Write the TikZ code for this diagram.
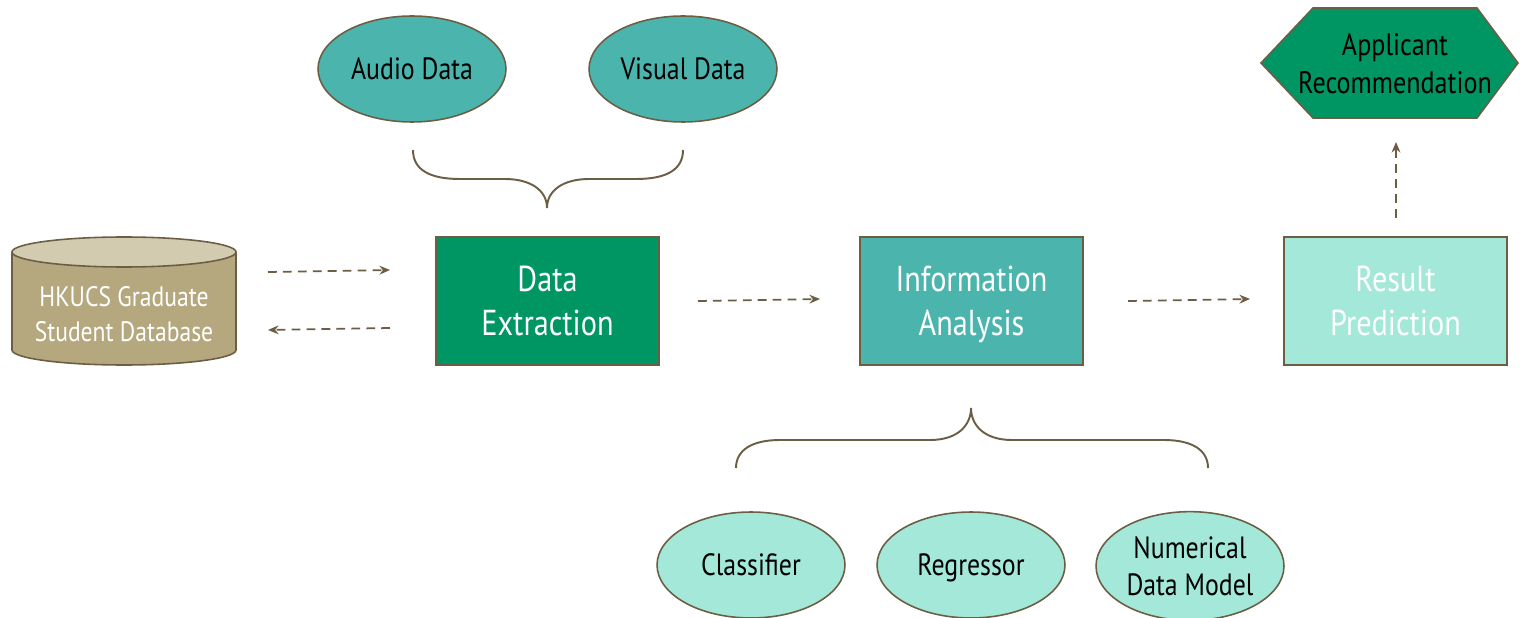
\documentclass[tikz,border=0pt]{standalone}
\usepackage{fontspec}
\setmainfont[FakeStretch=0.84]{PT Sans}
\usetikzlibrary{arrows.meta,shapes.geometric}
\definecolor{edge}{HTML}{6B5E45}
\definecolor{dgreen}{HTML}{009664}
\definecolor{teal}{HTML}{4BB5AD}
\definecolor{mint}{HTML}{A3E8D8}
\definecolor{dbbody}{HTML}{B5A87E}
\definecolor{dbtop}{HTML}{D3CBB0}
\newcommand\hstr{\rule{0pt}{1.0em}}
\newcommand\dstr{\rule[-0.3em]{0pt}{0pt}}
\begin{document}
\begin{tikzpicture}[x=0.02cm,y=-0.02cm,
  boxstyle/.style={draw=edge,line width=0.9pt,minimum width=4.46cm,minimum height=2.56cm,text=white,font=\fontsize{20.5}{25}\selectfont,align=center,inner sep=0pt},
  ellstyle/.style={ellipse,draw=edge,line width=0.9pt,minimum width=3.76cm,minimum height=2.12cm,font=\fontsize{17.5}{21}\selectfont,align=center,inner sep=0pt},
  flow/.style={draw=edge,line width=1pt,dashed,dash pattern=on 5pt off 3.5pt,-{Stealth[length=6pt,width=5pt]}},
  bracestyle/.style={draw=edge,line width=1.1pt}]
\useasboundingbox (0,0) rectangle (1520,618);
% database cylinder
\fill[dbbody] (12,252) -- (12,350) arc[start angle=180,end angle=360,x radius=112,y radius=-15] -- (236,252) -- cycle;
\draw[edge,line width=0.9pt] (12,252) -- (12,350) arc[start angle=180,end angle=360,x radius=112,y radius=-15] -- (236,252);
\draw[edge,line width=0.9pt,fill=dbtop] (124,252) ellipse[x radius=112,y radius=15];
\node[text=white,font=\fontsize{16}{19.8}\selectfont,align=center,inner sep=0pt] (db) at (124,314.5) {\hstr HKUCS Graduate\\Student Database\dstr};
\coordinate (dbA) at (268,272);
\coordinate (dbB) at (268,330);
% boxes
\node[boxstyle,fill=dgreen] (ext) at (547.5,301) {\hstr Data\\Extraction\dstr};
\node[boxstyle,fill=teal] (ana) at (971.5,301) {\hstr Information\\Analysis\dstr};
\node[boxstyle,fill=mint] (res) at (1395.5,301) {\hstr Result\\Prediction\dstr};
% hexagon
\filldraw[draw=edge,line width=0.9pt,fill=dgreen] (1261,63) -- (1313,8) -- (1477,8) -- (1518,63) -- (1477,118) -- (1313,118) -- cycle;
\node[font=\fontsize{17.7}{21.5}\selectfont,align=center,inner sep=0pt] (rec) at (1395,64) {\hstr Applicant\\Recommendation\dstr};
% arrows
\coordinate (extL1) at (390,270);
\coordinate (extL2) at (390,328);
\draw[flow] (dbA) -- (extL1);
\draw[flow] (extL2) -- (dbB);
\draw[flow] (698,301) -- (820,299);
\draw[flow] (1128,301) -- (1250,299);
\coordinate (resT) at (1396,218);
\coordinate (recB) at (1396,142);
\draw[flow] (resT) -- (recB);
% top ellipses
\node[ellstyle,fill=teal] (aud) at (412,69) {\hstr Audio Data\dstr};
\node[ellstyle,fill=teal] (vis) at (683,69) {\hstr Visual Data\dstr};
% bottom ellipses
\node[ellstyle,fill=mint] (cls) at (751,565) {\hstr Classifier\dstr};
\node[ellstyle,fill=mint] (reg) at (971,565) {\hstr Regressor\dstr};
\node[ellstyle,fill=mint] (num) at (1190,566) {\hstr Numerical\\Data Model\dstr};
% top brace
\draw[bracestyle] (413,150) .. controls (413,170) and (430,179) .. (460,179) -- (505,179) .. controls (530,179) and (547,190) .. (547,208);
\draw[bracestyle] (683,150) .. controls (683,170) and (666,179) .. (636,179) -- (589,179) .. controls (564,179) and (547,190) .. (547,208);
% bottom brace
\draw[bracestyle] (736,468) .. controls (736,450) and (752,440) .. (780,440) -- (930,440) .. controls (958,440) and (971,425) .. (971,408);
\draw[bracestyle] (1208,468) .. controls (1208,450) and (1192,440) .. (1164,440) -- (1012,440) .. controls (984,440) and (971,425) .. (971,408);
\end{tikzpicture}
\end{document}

- Short task: Pictures in the data above should not be copied; transcribe everything else exactly.

- Answer:
Write the TikZ code for this diagram.
\documentclass[tikz,border=0pt]{standalone}
\usepackage{fontspec}
\setmainfont[FakeStretch=0.84]{PT Sans}
\usetikzlibrary{arrows.meta,shapes.geometric}
\definecolor{edge}{HTML}{6B5E45}
\definecolor{dgreen}{HTML}{009664}
\definecolor{teal}{HTML}{4BB5AD}
\definecolor{mint}{HTML}{A3E8D8}
\definecolor{dbbody}{HTML}{B5A87E}
\definecolor{dbtop}{HTML}{D3CBB0}
\newcommand\hstr{\rule{0pt}{1.0em}}
\newcommand\dstr{\rule[-0.3em]{0pt}{0pt}}
\begin{document}
\begin{tikzpicture}[x=0.02cm,y=-0.02cm,
  boxstyle/.style={draw=edge,line width=0.9pt,minimum width=4.46cm,minimum height=2.56cm,text=white,font=\fontsize{20.5}{25}\selectfont,align=center,inner sep=0pt},
  ellstyle/.style={ellipse,draw=edge,line width=0.9pt,minimum width=3.76cm,minimum height=2.12cm,font=\fontsize{17.5}{21}\selectfont,align=center,inner sep=0pt},
  flow/.style={draw=edge,line width=1pt,dashed,dash pattern=on 5pt off 3.5pt,-{Stealth[length=6pt,width=5pt]}},
  bracestyle/.style={draw=edge,line width=1.1pt}]
\useasboundingbox (0,0) rectangle (1520,618);
% database cylinder
\fill[dbbody] (12,252) -- (12,350) arc[start angle=180,end angle=360,x radius=112,y radius=-15] -- (236,252) -- cycle;
\draw[edge,line width=0.9pt] (12,252) -- (12,350) arc[start angle=180,end angle=360,x radius=112,y radius=-15] -- (236,252);
\draw[edge,line width=0.9pt,fill=dbtop] (124,252) ellipse[x radius=112,y radius=15];
\node[text=white,font=\fontsize{16}{19.8}\selectfont,align=center,inner sep=0pt] (db) at (124,314.5) {\hstr HKUCS Graduate\\Student Database\dstr};
\coordinate (dbA) at (268,272);
\coordinate (dbB) at (268,330);
% boxes
\node[boxstyle,fill=dgreen] (ext) at (547.5,301) {\hstr Data\\Extraction\dstr};
\node[boxstyle,fill=teal] (ana) at (971.5,301) {\hstr Information\\Analysis\dstr};
\node[boxstyle,fill=mint] (res) at (1395.5,301) {\hstr Result\\Prediction\dstr};
% hexagon
\filldraw[draw=edge,line width=0.9pt,fill=dgreen] (1261,63) -- (1313,8) -- (1477,8) -- (1518,63) -- (1477,118) -- (1313,118) -- cycle;
\node[font=\fontsize{17.7}{21.5}\selectfont,align=center,inner sep=0pt] (rec) at (1395,64) {\hstr Applicant\\Recommendation\dstr};
% arrows
\coordinate (extL1) at (390,270);
\coordinate (extL2) at (390,328);
\draw[flow] (dbA) -- (extL1);
\draw[flow] (extL2) -- (dbB);
\draw[flow] (698,301) -- (820,299);
\draw[flow] (1128,301) -- (1250,299);
\coordinate (resT) at (1396,218);
\coordinate (recB) at (1396,142);
\draw[flow] (resT) -- (recB);
% top ellipses
\node[ellstyle,fill=teal] (aud) at (412,69) {\hstr Audio Data\dstr};
\node[ellstyle,fill=teal] (vis) at (683,69) {\hstr Visual Data\dstr};
% bottom ellipses
\node[ellstyle,fill=mint] (cls) at (751,565) {\hstr Classifier\dstr};
\node[ellstyle,fill=mint] (reg) at (971,565) {\hstr Regressor\dstr};
\node[ellstyle,fill=mint] (num) at (1190,566) {\hstr Numerical\\Data Model\dstr};
% top brace
\draw[bracestyle] (413,150) .. controls (413,170) and (430,179) .. (460,179) -- (505,179) .. controls (530,179) and (547,190) .. (547,208);
\draw[bracestyle] (683,150) .. controls (683,170) and (666,179) .. (636,179) -- (589,179) .. controls (564,179) and (547,190) .. (547,208);
% bottom brace
\draw[bracestyle] (736,468) .. controls (736,450) and (752,440) .. (780,440) -- (930,440) .. controls (958,440) and (971,425) .. (971,408);
\draw[bracestyle] (1208,468) .. controls (1208,450) and (1192,440) .. (1164,440) -- (1012,440) .. controls (984,440) and (971,425) .. (971,408);
\end{tikzpicture}
\end{document}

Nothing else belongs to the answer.